Check every line of the entries below for the word "diagram", and copy the ones that have it.

▸ **PROVIDED DATA**:

# # #

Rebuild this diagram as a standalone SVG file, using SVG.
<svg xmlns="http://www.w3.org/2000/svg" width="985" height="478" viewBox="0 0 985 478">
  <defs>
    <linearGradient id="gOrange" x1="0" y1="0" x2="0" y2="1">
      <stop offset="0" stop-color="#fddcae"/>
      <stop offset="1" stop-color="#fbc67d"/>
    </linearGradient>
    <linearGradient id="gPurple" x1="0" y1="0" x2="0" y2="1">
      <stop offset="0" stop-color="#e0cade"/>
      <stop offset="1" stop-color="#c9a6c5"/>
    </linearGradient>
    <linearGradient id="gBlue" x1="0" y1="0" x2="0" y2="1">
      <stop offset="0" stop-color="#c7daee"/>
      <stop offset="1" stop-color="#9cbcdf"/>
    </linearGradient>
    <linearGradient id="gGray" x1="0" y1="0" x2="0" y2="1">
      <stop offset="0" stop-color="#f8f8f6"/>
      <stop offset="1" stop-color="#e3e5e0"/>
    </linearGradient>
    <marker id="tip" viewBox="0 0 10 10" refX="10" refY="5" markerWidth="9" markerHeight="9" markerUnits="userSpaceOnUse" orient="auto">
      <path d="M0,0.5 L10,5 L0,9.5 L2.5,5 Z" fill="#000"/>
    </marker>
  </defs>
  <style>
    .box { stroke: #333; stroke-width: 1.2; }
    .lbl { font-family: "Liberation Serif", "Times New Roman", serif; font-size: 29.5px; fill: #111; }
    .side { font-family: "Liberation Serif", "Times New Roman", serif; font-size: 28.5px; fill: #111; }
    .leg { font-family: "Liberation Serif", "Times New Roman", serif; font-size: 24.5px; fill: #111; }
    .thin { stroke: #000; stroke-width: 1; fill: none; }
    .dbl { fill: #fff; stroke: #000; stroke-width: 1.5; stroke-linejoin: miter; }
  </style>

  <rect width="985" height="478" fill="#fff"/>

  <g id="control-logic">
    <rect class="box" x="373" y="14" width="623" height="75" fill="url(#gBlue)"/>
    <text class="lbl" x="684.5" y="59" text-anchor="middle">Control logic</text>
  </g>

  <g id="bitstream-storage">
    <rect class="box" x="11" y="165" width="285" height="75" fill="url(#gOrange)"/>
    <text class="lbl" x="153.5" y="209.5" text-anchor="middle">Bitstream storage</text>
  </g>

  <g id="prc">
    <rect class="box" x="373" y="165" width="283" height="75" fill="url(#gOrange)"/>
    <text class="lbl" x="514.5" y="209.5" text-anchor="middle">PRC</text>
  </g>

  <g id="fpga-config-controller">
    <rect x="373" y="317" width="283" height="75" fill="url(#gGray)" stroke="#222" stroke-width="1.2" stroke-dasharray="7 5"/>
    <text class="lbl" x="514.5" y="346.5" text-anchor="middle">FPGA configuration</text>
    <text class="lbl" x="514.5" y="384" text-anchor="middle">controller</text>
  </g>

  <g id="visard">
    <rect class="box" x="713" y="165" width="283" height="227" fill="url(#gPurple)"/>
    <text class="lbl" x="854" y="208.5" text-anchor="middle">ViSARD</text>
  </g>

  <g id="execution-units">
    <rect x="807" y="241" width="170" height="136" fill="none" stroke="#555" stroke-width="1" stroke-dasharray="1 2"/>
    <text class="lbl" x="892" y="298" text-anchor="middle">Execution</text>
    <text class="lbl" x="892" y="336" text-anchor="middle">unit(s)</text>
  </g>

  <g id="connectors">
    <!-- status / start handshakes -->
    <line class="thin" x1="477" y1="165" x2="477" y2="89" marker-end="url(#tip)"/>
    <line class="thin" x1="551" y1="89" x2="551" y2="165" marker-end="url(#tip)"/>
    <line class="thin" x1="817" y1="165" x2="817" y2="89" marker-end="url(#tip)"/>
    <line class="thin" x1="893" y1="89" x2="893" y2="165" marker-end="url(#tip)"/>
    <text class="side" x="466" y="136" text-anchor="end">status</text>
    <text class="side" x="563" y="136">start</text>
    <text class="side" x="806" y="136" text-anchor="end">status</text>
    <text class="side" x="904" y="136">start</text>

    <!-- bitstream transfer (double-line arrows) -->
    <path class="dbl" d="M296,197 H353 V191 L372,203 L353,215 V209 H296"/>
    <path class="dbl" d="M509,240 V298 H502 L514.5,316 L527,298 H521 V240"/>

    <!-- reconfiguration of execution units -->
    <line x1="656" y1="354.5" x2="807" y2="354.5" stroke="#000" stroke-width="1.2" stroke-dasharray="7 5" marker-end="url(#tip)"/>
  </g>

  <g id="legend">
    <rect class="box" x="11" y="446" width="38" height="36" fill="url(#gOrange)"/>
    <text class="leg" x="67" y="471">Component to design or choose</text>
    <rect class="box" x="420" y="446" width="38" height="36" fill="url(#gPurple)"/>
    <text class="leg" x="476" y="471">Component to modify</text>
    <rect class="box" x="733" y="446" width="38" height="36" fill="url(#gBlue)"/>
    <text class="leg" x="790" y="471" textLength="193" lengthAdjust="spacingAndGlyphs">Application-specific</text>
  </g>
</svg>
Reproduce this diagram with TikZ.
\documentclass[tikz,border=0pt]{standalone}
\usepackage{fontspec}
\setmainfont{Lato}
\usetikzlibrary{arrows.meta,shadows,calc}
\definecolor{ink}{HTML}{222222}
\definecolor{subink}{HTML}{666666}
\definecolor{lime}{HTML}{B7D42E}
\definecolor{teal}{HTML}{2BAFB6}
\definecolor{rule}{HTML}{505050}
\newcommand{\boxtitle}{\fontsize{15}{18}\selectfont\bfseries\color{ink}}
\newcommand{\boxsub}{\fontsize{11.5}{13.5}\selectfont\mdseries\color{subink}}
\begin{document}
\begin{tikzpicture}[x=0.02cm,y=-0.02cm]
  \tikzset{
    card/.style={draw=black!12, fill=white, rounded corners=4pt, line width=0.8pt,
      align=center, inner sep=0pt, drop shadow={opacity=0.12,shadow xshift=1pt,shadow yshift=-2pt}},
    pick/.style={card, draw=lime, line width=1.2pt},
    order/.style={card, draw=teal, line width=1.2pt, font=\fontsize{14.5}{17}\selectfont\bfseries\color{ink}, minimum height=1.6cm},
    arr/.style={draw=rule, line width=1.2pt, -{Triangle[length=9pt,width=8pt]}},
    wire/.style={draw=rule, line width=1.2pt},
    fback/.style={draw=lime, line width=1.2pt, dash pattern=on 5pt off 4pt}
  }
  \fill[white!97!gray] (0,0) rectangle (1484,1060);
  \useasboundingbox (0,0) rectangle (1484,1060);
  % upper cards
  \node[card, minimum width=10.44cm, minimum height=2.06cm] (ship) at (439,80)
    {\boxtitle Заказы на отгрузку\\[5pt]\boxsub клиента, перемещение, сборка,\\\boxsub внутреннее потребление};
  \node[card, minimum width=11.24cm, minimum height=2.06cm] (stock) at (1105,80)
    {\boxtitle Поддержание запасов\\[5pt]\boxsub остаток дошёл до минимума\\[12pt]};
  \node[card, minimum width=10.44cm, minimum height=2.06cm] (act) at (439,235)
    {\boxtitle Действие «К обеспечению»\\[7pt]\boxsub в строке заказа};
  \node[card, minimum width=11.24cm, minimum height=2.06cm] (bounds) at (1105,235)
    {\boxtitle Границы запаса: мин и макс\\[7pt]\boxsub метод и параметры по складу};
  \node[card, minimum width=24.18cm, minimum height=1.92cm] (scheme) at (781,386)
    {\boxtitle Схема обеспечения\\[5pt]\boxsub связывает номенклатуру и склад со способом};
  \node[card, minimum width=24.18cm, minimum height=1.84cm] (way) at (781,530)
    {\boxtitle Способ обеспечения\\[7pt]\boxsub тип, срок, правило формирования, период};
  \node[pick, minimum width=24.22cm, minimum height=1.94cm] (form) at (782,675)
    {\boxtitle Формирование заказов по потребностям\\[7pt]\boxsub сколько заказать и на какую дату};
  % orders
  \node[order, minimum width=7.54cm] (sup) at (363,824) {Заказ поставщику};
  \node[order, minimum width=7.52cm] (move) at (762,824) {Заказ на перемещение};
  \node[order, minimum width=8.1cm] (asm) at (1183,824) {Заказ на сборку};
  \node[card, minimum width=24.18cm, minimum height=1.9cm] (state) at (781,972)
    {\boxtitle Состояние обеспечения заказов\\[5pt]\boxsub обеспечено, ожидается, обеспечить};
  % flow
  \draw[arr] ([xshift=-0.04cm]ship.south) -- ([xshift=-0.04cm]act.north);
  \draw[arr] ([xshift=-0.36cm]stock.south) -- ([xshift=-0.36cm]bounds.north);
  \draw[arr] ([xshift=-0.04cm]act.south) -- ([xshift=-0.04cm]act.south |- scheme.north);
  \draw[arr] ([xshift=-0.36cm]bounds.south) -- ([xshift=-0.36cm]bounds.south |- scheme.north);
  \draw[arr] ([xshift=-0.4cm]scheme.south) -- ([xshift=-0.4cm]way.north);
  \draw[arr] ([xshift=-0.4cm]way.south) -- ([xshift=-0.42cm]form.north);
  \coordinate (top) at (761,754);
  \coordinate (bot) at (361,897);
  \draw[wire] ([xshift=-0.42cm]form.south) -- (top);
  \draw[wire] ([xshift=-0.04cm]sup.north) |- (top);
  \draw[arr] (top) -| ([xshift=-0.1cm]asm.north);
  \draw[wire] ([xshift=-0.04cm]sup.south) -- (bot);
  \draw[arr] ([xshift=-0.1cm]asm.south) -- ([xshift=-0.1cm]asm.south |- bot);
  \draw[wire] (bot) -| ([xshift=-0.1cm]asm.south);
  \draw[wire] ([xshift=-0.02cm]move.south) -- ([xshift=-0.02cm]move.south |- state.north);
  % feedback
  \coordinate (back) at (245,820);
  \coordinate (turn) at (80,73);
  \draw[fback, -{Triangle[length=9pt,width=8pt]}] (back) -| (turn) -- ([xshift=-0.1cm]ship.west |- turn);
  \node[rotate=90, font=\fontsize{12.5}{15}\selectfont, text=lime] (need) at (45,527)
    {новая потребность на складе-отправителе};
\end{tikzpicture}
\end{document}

# # #

▸ **REPLY**:
Rebuild this diagram as a standalone SVG file, using SVG.
Reproduce this diagram with TikZ.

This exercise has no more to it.